> **Problem**
Extract the first line through the line containing "1.97, 0, -1.97, -2.78, -1.97, 0, 1.97, 2.78, 1.95];" from the listing below, exactly as written.

┌──

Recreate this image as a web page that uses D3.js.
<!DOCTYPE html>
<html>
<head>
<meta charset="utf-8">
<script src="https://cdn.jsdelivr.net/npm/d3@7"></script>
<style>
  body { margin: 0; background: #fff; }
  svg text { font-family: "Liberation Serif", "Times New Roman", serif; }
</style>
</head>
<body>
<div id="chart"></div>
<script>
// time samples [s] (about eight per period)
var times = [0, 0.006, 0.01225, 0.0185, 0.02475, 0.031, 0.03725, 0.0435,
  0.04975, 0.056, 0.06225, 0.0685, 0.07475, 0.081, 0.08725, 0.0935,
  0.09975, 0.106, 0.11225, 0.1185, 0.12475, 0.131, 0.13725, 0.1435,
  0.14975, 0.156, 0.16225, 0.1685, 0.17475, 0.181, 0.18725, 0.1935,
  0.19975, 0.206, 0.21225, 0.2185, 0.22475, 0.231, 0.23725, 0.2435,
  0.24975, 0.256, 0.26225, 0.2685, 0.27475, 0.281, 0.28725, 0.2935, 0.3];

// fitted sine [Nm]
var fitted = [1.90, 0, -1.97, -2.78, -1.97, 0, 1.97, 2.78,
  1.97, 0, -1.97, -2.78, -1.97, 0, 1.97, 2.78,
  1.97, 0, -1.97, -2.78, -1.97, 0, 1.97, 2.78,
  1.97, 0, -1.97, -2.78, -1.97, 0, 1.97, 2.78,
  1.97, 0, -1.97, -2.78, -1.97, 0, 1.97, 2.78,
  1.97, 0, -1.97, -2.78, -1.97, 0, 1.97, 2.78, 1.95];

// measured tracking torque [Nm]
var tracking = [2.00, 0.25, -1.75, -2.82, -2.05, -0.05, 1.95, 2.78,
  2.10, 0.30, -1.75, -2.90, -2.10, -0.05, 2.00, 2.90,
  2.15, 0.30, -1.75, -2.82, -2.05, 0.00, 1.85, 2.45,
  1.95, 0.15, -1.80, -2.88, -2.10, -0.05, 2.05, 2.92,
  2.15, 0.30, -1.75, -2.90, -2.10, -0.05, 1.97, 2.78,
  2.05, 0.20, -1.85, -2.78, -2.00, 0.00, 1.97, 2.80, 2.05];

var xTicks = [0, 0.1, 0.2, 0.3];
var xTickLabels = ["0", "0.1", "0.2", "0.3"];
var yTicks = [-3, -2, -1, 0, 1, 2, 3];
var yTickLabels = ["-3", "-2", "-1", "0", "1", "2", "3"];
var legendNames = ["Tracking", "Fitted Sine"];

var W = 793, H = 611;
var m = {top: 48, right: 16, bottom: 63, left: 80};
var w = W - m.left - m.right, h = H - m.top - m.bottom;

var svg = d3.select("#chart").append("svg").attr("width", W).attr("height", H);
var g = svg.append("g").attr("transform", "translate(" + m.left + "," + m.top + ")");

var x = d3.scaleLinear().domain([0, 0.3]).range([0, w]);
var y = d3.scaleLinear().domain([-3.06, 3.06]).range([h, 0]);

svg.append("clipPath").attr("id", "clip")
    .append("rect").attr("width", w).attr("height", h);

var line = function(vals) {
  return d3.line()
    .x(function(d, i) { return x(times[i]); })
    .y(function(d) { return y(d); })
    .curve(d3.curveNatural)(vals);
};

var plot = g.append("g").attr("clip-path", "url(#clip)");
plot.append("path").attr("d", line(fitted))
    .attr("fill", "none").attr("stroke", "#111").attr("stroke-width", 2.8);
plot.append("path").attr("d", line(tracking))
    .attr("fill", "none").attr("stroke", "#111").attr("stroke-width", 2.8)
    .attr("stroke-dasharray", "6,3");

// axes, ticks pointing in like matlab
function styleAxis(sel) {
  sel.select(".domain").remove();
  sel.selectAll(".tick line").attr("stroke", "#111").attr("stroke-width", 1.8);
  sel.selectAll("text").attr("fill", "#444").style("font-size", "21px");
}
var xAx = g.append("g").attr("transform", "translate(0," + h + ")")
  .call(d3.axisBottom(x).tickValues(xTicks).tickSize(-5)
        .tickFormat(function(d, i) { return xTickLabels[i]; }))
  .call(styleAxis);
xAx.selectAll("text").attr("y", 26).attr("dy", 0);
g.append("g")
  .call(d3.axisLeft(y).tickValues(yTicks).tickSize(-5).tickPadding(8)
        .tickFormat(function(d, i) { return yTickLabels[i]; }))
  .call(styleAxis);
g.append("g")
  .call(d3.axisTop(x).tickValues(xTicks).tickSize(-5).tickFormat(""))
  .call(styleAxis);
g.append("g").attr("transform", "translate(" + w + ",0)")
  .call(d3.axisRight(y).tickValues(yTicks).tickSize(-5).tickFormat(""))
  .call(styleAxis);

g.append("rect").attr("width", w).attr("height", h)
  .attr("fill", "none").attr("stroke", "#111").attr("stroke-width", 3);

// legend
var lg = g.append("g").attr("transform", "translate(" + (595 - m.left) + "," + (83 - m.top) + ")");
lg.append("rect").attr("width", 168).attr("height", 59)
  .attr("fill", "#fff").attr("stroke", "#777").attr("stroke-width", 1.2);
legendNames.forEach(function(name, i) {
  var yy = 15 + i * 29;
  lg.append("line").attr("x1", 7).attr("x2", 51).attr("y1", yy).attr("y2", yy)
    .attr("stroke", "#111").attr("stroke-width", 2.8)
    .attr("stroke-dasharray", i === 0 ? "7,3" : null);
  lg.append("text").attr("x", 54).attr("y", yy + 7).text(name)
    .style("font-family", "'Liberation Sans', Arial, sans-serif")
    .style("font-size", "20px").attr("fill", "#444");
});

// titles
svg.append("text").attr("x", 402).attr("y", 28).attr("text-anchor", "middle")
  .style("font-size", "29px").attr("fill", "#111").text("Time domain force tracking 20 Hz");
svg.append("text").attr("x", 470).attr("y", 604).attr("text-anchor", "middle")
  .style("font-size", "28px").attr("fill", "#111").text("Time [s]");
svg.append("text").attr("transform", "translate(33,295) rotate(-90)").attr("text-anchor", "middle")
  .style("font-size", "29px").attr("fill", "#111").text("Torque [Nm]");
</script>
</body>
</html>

└──

> **Final answer**
Recreate this image as a web page that uses D3.js.
<!DOCTYPE html>
<html>
<head>
<meta charset="utf-8">
<script src="https://cdn.jsdelivr.net/npm/d3@7"></script>
<style>
  body { margin: 0; background: #fff; }
  svg text { font-family: "Liberation Serif", "Times New Roman", serif; }
</style>
</head>
<body>
<div id="chart"></div>
<script>
// time samples [s] (about eight per period)
var times = [0, 0.006, 0.01225, 0.0185, 0.02475, 0.031, 0.03725, 0.0435,
  0.04975, 0.056, 0.06225, 0.0685, 0.07475, 0.081, 0.08725, 0.0935,
  0.09975, 0.106, 0.11225, 0.1185, 0.12475, 0.131, 0.13725, 0.1435,
  0.14975, 0.156, 0.16225, 0.1685, 0.17475, 0.181, 0.18725, 0.1935,
  0.19975, 0.206, 0.21225, 0.2185, 0.22475, 0.231, 0.23725, 0.2435,
  0.24975, 0.256, 0.26225, 0.2685, 0.27475, 0.281, 0.28725, 0.2935, 0.3];

// fitted sine [Nm]
var fitted = [1.90, 0, -1.97, -2.78, -1.97, 0, 1.97, 2.78,
  1.97, 0, -1.97, -2.78, -1.97, 0, 1.97, 2.78,
  1.97, 0, -1.97, -2.78, -1.97, 0, 1.97, 2.78,
  1.97, 0, -1.97, -2.78, -1.97, 0, 1.97, 2.78,
  1.97, 0, -1.97, -2.78, -1.97, 0, 1.97, 2.78,
  1.97, 0, -1.97, -2.78, -1.97, 0, 1.97, 2.78, 1.95];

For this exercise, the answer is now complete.